Keberhasilan Rendra membuat masyarakat merasa selalu terkait dengan karya-karyanya tentang situasi sosial dan kelaliman penguasa, dalam pandangan Syu’bah Asa: “seakan-akan berhasil menggalang seluruh bangsa menghadapi kekuatan-kekuatan yang dinilai sebagai musuh nurani bangsa itu sendiri.”
Meski api keberanian yang menyala-nyala dalam diri penyair ini dikagumi banyak orang, tapi ternyata itu bukan lantaran dirinya bernyali. Seperti dikutip Edi Haryono dalam Doa untuk Anak Cucu (2016), Rendra mengungkapkan kepada seorang wartawan bahwa sikapnya yang kritis kepada pemerintah sejatinya didorong rasa takut.
“Saya protes dan bersikap kritis terhadap pemerintah bukan lantaran saya berani. Malah sebaliknya, karena saya takut apa yang bakal menimpa anak cucu di masa depan,” ujarnya.
Dalam riwayat kepenyairannya, Rendra memang tak hanya menulis sajak-sajak pamflet, ia juga banyak menulis tentang cinta. Namun kiranya sepak terjang ia dalam melawan penguasa dan menyurakan penderitaan rakyat adalah sesuatu yang terpacak paling kuat di benak masyarakat. Apa yang diwariskan oleh Sang Burung Merak ini tetap bertahan hingga sekarang, mesi Rendra meninggal pada 6 Agustus 2009, tepat hari ini 9 tahun yang lalu.

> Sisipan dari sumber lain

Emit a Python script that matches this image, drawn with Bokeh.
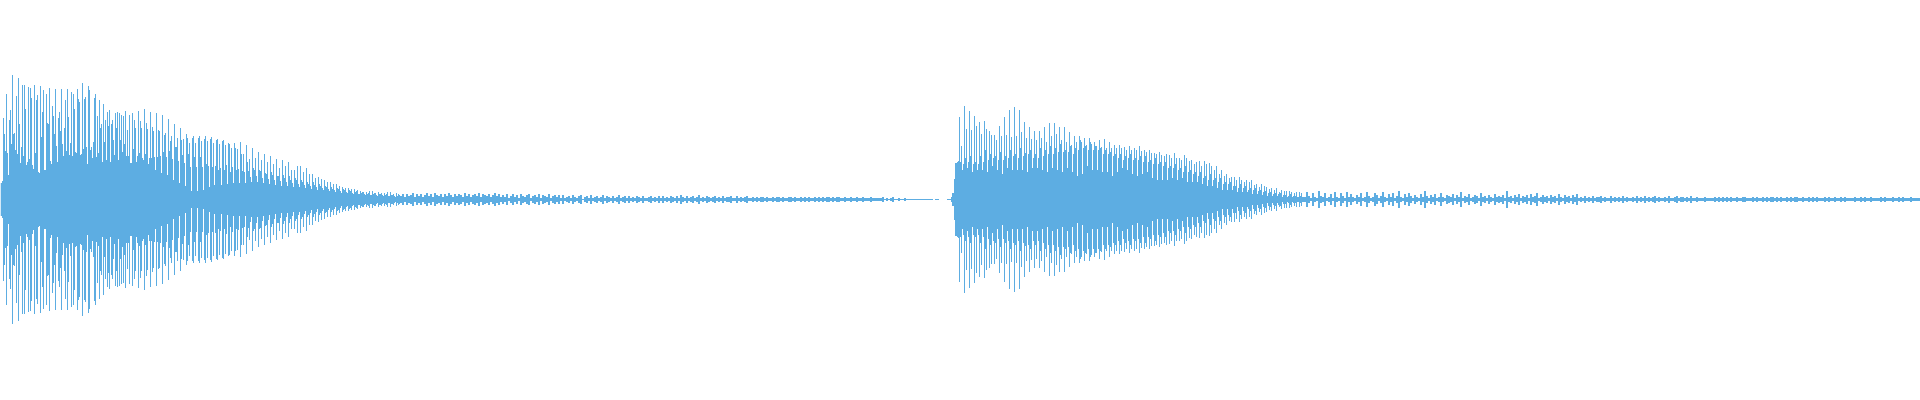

“Rendra sudah menginfakkan sebagian umurnya—dengan karya-karyanya—untuk berjuang melawan penindasan, menjadikan teater dan sajaknya sebagai senjata di kuping despot dan kepalan tinju di hidung para badut politik. Menyiram semangat dan menyertai para mahasiswa di kampus-kampus, serta menjadikan teater dan puisi begitu terkenal sampai ke tingkat yang rasanya belum pernah ada presedennya dalam sejarah,” ujar Syu’bah Asa seperti dikutip Bambang Sulistiyo.